Monday, August 01, 2005

The Nanny State and Euthanasia

This is a great article by Steve Hayes

There are many reasons to oppose socialism. There are many reasons to oppose euthanasia. But when a society has socialized health care, all the conditions are in place to create a perfect environment for euthanasia.

To become public policy, euthanasia needs two things: an ideology and a mechanism. A radical ideology, however malevolent, is impotent without a mechanism.

Government is the perfect mechanism because government is inherently coercive. It has the brute force to impose its will on the unwilling.

Under a private enterprise system the customer has, at least in principle, the final say. I say “in principle” because the customer still needs to be vigilant. The customer has something the heath care provider needs, which is money. The customer can also sue in case of medical malpractice.

To the extent that a society moves away from this to a national, single-payer system, the patient loses control. For, in socialized medicine, the health care provider is paid no matter what.

In addition, government sets the policy. It decides who will live and who will die. And the patient has no legal remedy because he or she can’t sue the government. The patient or the patient’s family can’t seek relief from the courts because the courts are the government. The courts will side with government policy.

It is no coincidence that the countries where euthanasia is either public policy or on the way to becoming public policy — countries like England, Belgium, Holland, Australia, Switzerland, and Canada — are countries that have a post-Christian ideology empowered by a tradition of socialism.

They may not call it “socialism” in some narrow historical sense, but when a society has a national, single-payer health care system, that’s socialized medicine.

And we are very close to having that in the United States. The Terri Schiavo case was a case of involuntary euthanasia by court order. And when the Florida legislature passed “Terri’s Law,” the Florida courts struck it down.

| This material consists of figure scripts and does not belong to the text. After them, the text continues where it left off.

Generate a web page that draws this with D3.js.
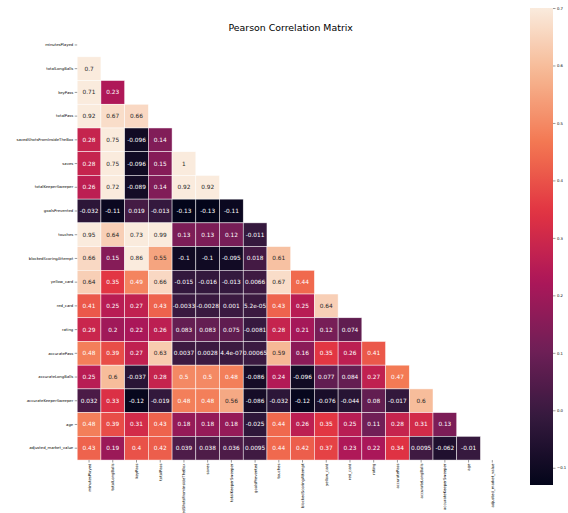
<!DOCTYPE html>
<html>
<head>
<meta charset="utf-8">
<script src="https://cdn.jsdelivr.net/npm/d3@7"></script>
<style>
  body { margin: 0; background: #ffffff; }
  svg { display: block; }
</style>
</head>
<body>
<svg id="chart" width="568" height="513"></svg>
<script>
// Variables of the correlation matrix (rows top to bottom, columns left to right)
const variables = [
  "minutesPlayed", "totalLongBalls", "keyPass", "totalPass",
  "savedShotsFromInsideTheBox", "saves", "totalKeeperSweeper", "goalsPrevented",
  "touches", "blockedScoringAttempt", "yellow_card", "red_card", "rating",
  "accuratePass", "accurateLongBalls", "accurateKeeperSweeper", "age",
  "adjusted_market_value"
];

// Lower triangle of the Pearson matrix: row i holds r(i, j) for j < i
const lowerTriangle = [
  [],
  [0.7],
  [0.71, 0.23],
  [0.92, 0.67, 0.66],
  [0.28, 0.75, -0.096, 0.14],
  [0.28, 0.75, -0.096, 0.15, 1],
  [0.26, 0.72, -0.089, 0.14, 0.92, 0.92],
  [-0.032, -0.11, 0.019, -0.013, -0.13, -0.13, -0.11],
  [0.95, 0.64, 0.73, 0.99, 0.13, 0.13, 0.12, -0.011],
  [0.66, 0.15, 0.86, 0.55, -0.1, -0.1, -0.095, 0.018, 0.61],
  [0.64, 0.35, 0.49, 0.66, -0.015, -0.016, -0.013, 0.0066, 0.67, 0.44],
  [0.41, 0.25, 0.27, 0.43, -0.0033, -0.0028, 0.001, 5.2e-05, 0.43, 0.25, 0.64],
  [0.29, 0.2, 0.22, 0.26, 0.083, 0.083, 0.075, -0.0081, 0.28, 0.21, 0.12, 0.074],
  [0.48, 0.39, 0.27, 0.63, 0.0037, 0.0028, 4.4e-07, 0.00065, 0.59, 0.16, 0.35, 0.26, 0.41],
  [0.25, 0.6, -0.037, 0.28, 0.5, 0.5, 0.48, -0.086, 0.24, -0.096, 0.077, 0.084, 0.27, 0.47],
  [0.032, 0.33, -0.12, -0.019, 0.48, 0.48, 0.56, -0.086, -0.032, -0.12, -0.076, -0.044, 0.08, -0.017, 0.6],
  [0.48, 0.39, 0.31, 0.43, 0.18, 0.18, 0.18, -0.025, 0.44, 0.26, 0.35, 0.25, 0.11, 0.28, 0.31, 0.13],
  [0.43, 0.19, 0.4, 0.42, 0.039, 0.038, 0.036, 0.0095, 0.44, 0.42, 0.37, 0.23, 0.22, 0.34, 0.0095, -0.062, -0.01]
];

const colorbarTicks = [-0.1, 0.0, 0.1, 0.2, 0.3, 0.4, 0.5, 0.6, 0.7];
const colorRange = [-0.13, 0.7];

// "rocket" sequential palette, sampled stops
const rocketStops = ["#03051a", "#35193e", "#701f57", "#ad1759", "#e13342", "#f37651", "#f6b48f", "#faebdd"];
const rocket = d3.scaleLinear()
  .domain(d3.range(rocketStops.length).map(i => i / (rocketStops.length - 1)))
  .range(rocketStops)
  .interpolate(d3.interpolateRgb)
  .clamp(true);
const norm = d3.scaleLinear().domain(colorRange).range([0, 1]).clamp(true);
const color = v => rocket(norm(v));

// Python-style "%.2g" formatting for cell annotations
function fmt2g(v) {
  if (v === 0) return "0";
  const e = Math.floor(Math.log10(Math.abs(+v.toPrecision(2))));
  if (e < -4 || e >= 2) {
    let [m, ex] = v.toExponential(1).split("e");
    m = m.replace(/\.?0+$/, "");
    const sign = ex[0] === "-" ? "-" : "+";
    const digits = ex.replace(/[+-]/, "").padStart(2, "0");
    return m + "e" + sign + digits;
  }
  let s = v.toPrecision(2);
  if (s.includes(".")) s = s.replace(/0+$/, "").replace(/\.$/, "");
  return s;
}

function luminance(c) {
  const rgb = d3.rgb(c);
  const lin = t => { t /= 255; return t <= 0.03928 ? t / 12.92 : Math.pow((t + 0.055) / 1.055, 2.4); };
  return 0.2126 * lin(rgb.r) + 0.7152 * lin(rgb.g) + 0.0722 * lin(rgb.b);
}

const svg = d3.select("#chart");
const font = "'DejaVu Sans', sans-serif";

const gridLeft = 77.2, gridTop = 33.1, cell = 23.72;
const n = variables.length;
const x = d3.scaleBand().domain(variables).range([gridLeft, gridLeft + n * cell]);
const y = d3.scaleBand().domain(variables).range([gridTop, gridTop + n * cell]);

// Title
svg.append("text")
  .attr("x", gridLeft + n * cell / 2)
  .attr("y", 30.5)
  .attr("text-anchor", "middle")
  .attr("font-family", font)
  .attr("font-size", 9.4)
  .attr("fill", "#000")
  .text("Pearson Correlation Matrix");

// Cells
const cells = [];
lowerTriangle.forEach((row, i) => row.forEach((v, j) => cells.push({ row: variables[i], col: variables[j], v })));

const g = svg.append("g");
g.selectAll("rect.cell").data(cells).join("rect")
  .attr("class", "cell")
  .attr("x", d => x(d.col))
  .attr("y", d => y(d.row))
  .attr("width", x.bandwidth())
  .attr("height", y.bandwidth())
  .attr("fill", d => color(d.v))
  .attr("stroke", "#ffffff")
  .attr("stroke-opacity", 0.8)
  .attr("stroke-width", 0.6);

g.selectAll("text.annot").data(cells).join("text")
  .attr("class", "annot")
  .attr("x", d => x(d.col) + x.bandwidth() / 2)
  .attr("y", d => y(d.row) + y.bandwidth() / 2)
  .attr("text-anchor", "middle")
  .attr("dominant-baseline", "central")
  .attr("font-family", font)
  .attr("font-size", 5.8)
  .attr("fill", d => luminance(color(d.v)) > 0.408 ? "#262626" : "#ffffff")
  .text(d => fmt2g(d.v));

// Row axis (left)
const yAxis = d3.axisLeft(y).tickSize(2.5).tickPadding(1.5);
const yg = svg.append("g").attr("transform", `translate(${gridLeft},0)`).call(yAxis);
yg.select(".domain").remove();
yg.selectAll("text").attr("font-family", font).attr("font-size", 3.8).attr("fill", "#000");
yg.selectAll("line").attr("stroke", "#000").attr("stroke-width", 0.4);

// Column axis (bottom), labels rotated
const xAxis = d3.axisBottom(x).tickSize(2.5).tickPadding(1.5);
const xg = svg.append("g").attr("transform", `translate(0,${gridTop + n * cell})`).call(xAxis);
xg.select(".domain").remove();
xg.selectAll("line").attr("stroke", "#000").attr("stroke-width", 0.4);
xg.selectAll("text")
  .attr("font-family", font).attr("font-size", 3.8).attr("fill", "#000")
  .attr("text-anchor", "end")
  .attr("dy", null)
  .attr("dominant-baseline", "central")
  .attr("transform", "translate(0,3.5) rotate(-90)")
  .attr("x", 0).attr("y", 0);

// Colorbar
const cbX = 530, cbW = 23, cbTop = 8, cbBottom = 485;
const cbScale = d3.scaleLinear().domain(colorRange).range([cbBottom, cbTop]);
const defs = svg.append("defs");
const grad = defs.append("linearGradient").attr("id", "cbGrad")
  .attr("x1", 0).attr("y1", 1).attr("x2", 0).attr("y2", 0);
d3.range(0, 1.0001, 0.02).forEach(t => {
  grad.append("stop").attr("offset", t).attr("stop-color", rocket(t));
});
svg.append("rect")
  .attr("x", cbX).attr("y", cbTop)
  .attr("width", cbW).attr("height", cbBottom - cbTop)
  .attr("fill", "url(#cbGrad)");

const cbAxis = d3.axisRight(cbScale).tickValues(colorbarTicks).tickSize(2.5).tickPadding(1.5)
  .tickFormat(d => d3.format(".1f")(d).replace("-", "\u2212"));
const cbg = svg.append("g").attr("transform", `translate(${cbX + cbW},0)`).call(cbAxis);
cbg.select(".domain").remove();
cbg.selectAll("line").attr("stroke", "#000").attr("stroke-width", 0.4);
cbg.selectAll("text").attr("font-family", font).attr("font-size", 3.8).attr("fill", "#000");
</script>
</body>
</html>
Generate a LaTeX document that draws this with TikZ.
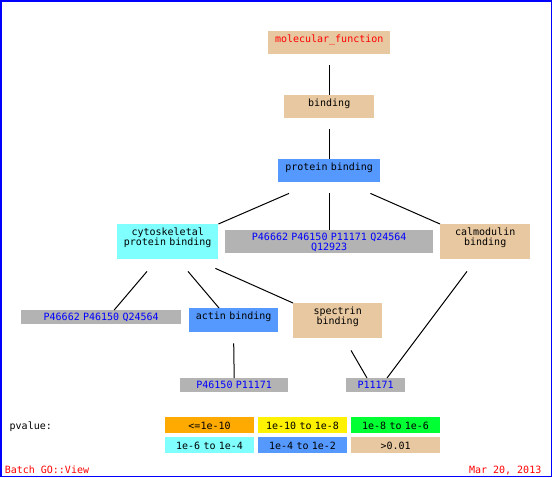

Euthanasia is already legal in Oregon. And there is an underground culture of euthanasia among such health care providers as Kaiser and MUSC.

The bioethics community has been captured by the euthanasia community — represented by the likes of the infamous Peter Singer. (See article at http://www.worldmag.com/subscriber/displayarticle.cfm?id=9987.)

For an excellent information-clearing house on euthanasia and related issues, go to http://www.wesleyjsmith.com.

The 2004 platform for the Democratic party was a road map for socialized medicine. Among other things, it advocated the following:

We will strengthen Medicaid for our families and expand the children’s health program created under President Clinton so no child goes without medical care. … We will expand coverage for low-income adults through existing federal-state health care programs. And we will provide all Americans with access to the same coverage that members of Congress give themselves … We will lift a financial burden on families, businesses, and the self-employed by picking up the tab for the highest-cost medical cases … We will ensure that seniors across the country, particularly in small-town and rural America, no longer suffer from geographic discrimination … We will also work to ensure that people with HIV and AIDS have the care they need … Cultural and language barriers remain a particular problem for immigrant communities … We will push the boundaries of science in search of new medical therapies and cures … Stem cell therapy offers hope to more than 100 million Americans who have serious illnesses — from Alzheimer’s to heart disease to juvenile diabetes to Parkinson’s. We will pursue this research under the strictest ethical guidelines, but …[1]
Remember that Kerry only lost by a few million votes. And, in order to stay politically competitive, Republican politicians often get into a bidding war with the Democrats over which party will dole out more government goodies.

Of course, neither party calls this “socialized” medicine. After the Hillarycare debacle, they prefer to pursue a stealthy incremental strategy, but you can see where this is headed.

Both parties also talk about a patient’s bill of rights and equal access — but this is in direct tension with the economics of socialized medicine. Dumping everyone into the same pool is a form of income redistribution in which, so goes the theory, those who can afford health care subsidize those who cannot.

Mind you, it doesn’t work out that way in practice. The rich can afford to hire tax attorneys who shield their income. Remember Teresa Heinz-Kerry? A multi-billionaire in a low-income tax bracket?

So what you inevitably end up with is the rationing of medical services. You can see this in England and Canada. You can see this in HMOs. The end result is social Darwinism applied to medicine. The fittest edge out the most vulnerable. And euthanasia is dirt-cheap.


I've posted on this scenario before, but I appreciated this article not only as confirmation, but also as a much clearer exposition that I could make.